(Figure scripts)
>>>>
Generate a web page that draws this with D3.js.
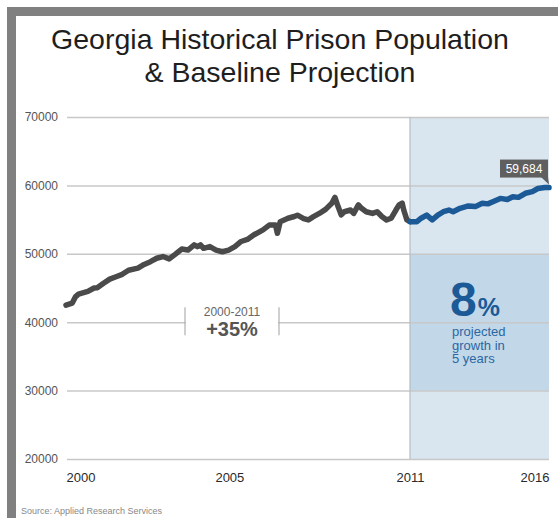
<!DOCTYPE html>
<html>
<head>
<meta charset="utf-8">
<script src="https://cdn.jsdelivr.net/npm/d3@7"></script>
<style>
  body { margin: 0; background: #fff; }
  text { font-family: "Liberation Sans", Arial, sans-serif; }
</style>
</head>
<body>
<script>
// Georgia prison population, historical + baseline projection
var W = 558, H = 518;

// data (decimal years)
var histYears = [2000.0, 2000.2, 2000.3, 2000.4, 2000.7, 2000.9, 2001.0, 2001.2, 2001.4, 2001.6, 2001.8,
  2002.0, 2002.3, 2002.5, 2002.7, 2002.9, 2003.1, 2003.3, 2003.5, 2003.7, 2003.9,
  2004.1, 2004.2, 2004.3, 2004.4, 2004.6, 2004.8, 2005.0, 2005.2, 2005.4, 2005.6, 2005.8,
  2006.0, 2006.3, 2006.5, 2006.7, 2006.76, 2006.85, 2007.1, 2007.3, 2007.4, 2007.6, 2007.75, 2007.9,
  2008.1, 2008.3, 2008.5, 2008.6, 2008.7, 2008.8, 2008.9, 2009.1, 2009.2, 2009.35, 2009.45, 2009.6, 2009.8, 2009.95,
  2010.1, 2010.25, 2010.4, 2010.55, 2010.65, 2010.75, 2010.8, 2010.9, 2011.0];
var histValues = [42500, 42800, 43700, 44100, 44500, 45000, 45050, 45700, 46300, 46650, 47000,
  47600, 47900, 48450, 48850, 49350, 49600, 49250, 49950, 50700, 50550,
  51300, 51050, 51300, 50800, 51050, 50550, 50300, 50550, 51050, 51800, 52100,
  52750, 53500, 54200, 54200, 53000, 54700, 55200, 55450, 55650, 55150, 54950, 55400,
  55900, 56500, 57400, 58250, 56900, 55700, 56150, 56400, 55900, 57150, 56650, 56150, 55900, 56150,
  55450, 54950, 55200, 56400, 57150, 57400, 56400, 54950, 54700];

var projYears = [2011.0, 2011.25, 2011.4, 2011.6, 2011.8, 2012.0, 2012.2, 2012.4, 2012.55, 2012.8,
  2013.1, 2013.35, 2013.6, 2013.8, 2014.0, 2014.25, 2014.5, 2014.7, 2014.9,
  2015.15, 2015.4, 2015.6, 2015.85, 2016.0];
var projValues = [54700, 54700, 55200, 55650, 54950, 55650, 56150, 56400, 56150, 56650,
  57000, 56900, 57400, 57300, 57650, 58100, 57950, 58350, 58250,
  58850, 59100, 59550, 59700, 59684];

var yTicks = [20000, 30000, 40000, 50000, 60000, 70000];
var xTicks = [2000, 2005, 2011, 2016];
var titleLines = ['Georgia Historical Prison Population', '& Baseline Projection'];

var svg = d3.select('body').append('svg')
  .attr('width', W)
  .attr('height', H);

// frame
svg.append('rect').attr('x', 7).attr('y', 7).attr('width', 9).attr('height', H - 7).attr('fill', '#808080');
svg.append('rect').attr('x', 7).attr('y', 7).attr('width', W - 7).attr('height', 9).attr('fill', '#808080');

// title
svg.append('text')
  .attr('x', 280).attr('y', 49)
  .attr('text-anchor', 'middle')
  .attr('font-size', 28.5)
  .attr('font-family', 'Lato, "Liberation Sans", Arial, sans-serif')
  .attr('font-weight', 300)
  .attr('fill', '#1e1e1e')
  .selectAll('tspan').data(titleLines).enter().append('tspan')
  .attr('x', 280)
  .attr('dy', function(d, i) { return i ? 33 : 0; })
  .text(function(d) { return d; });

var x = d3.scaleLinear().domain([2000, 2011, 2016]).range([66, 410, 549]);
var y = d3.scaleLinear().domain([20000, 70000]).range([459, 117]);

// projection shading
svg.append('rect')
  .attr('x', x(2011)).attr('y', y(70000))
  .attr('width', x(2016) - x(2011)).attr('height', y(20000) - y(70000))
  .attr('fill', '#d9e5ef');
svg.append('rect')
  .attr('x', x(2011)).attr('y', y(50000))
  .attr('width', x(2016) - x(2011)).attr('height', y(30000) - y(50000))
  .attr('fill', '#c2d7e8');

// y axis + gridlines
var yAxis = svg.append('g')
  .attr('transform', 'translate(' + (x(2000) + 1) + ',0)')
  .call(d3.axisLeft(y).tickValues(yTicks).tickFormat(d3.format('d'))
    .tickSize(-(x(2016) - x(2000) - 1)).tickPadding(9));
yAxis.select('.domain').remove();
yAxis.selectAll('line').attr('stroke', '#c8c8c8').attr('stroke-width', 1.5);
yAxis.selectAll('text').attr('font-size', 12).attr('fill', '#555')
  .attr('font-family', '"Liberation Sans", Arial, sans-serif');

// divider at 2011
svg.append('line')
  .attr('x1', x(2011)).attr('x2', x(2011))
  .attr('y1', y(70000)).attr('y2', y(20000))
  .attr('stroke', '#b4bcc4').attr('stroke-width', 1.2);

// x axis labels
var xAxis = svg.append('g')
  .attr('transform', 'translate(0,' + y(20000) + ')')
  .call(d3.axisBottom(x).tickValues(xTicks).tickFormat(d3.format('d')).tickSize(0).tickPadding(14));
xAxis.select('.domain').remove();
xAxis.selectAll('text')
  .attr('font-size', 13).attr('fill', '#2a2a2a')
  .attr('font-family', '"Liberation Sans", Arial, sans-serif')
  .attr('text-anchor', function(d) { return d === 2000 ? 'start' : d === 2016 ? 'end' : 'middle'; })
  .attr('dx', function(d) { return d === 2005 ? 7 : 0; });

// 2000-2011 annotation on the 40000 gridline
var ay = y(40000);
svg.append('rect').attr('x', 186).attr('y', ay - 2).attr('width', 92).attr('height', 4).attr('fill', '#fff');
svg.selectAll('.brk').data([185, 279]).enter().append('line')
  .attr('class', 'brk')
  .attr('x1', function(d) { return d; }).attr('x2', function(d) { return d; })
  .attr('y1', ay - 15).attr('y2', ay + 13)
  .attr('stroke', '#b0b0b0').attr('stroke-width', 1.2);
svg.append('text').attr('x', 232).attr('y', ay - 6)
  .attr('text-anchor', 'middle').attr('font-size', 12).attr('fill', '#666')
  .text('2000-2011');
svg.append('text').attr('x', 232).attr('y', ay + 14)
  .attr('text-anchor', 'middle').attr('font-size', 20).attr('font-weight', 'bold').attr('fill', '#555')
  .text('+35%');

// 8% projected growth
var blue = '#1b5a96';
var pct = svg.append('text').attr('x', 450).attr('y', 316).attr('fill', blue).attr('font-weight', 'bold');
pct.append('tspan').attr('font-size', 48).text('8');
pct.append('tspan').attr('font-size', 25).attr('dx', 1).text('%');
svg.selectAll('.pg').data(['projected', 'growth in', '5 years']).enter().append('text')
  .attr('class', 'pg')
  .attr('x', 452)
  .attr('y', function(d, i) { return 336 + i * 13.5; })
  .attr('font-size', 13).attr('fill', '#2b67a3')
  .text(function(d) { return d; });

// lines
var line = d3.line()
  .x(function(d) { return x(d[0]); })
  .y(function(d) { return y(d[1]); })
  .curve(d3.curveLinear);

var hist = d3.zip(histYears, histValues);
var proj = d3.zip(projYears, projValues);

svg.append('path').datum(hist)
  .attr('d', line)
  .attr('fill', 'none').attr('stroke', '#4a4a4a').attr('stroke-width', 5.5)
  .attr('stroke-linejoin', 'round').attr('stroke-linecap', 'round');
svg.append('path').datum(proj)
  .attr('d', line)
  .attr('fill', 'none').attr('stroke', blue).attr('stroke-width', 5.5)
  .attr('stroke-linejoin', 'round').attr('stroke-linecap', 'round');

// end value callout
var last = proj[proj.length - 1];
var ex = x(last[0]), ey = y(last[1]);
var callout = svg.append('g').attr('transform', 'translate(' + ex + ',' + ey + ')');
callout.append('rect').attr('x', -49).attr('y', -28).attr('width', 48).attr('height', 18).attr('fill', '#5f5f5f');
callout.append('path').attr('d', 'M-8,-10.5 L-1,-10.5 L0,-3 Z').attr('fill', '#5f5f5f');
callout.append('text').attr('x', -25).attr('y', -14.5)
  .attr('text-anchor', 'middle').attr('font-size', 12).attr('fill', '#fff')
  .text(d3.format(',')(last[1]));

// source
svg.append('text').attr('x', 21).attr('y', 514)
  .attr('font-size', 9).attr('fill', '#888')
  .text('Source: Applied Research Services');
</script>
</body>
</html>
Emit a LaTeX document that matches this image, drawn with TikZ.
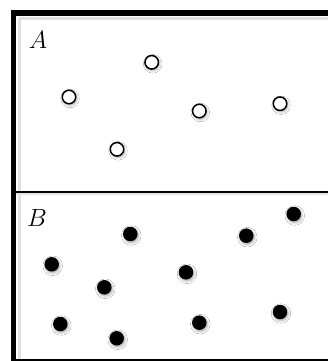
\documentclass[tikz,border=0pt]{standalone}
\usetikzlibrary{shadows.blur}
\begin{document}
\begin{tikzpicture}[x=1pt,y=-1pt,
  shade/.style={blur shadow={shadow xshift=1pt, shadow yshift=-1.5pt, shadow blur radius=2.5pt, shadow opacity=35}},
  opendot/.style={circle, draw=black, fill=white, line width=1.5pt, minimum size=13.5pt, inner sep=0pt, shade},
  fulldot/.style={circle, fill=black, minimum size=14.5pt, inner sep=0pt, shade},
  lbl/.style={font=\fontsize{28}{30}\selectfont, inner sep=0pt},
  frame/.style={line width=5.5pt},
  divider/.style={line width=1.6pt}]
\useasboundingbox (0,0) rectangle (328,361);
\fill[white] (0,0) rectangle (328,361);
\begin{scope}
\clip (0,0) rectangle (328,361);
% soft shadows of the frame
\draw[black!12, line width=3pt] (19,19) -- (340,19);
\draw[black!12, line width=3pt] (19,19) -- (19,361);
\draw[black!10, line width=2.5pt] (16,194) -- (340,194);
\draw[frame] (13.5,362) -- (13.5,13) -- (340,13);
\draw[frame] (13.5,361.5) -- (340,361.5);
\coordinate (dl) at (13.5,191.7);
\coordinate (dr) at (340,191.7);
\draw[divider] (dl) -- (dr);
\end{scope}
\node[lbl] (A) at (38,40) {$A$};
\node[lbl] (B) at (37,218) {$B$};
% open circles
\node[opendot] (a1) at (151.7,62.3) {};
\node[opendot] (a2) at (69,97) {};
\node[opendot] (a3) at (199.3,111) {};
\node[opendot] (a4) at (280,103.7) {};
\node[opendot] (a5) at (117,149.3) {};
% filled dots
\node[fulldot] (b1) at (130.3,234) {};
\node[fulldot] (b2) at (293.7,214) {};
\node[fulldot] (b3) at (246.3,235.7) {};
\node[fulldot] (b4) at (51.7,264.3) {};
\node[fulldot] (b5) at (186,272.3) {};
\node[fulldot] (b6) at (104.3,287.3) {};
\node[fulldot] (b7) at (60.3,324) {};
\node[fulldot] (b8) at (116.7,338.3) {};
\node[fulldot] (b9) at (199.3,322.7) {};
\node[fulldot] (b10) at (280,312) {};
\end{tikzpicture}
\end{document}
<<<<
§ TASK OBJECTIVE
Which lines include the word "this"? List them all.

§ OUTPUT BELOW
Generate a web page that draws this with D3.js.
Emit a LaTeX document that matches this image, drawn with TikZ.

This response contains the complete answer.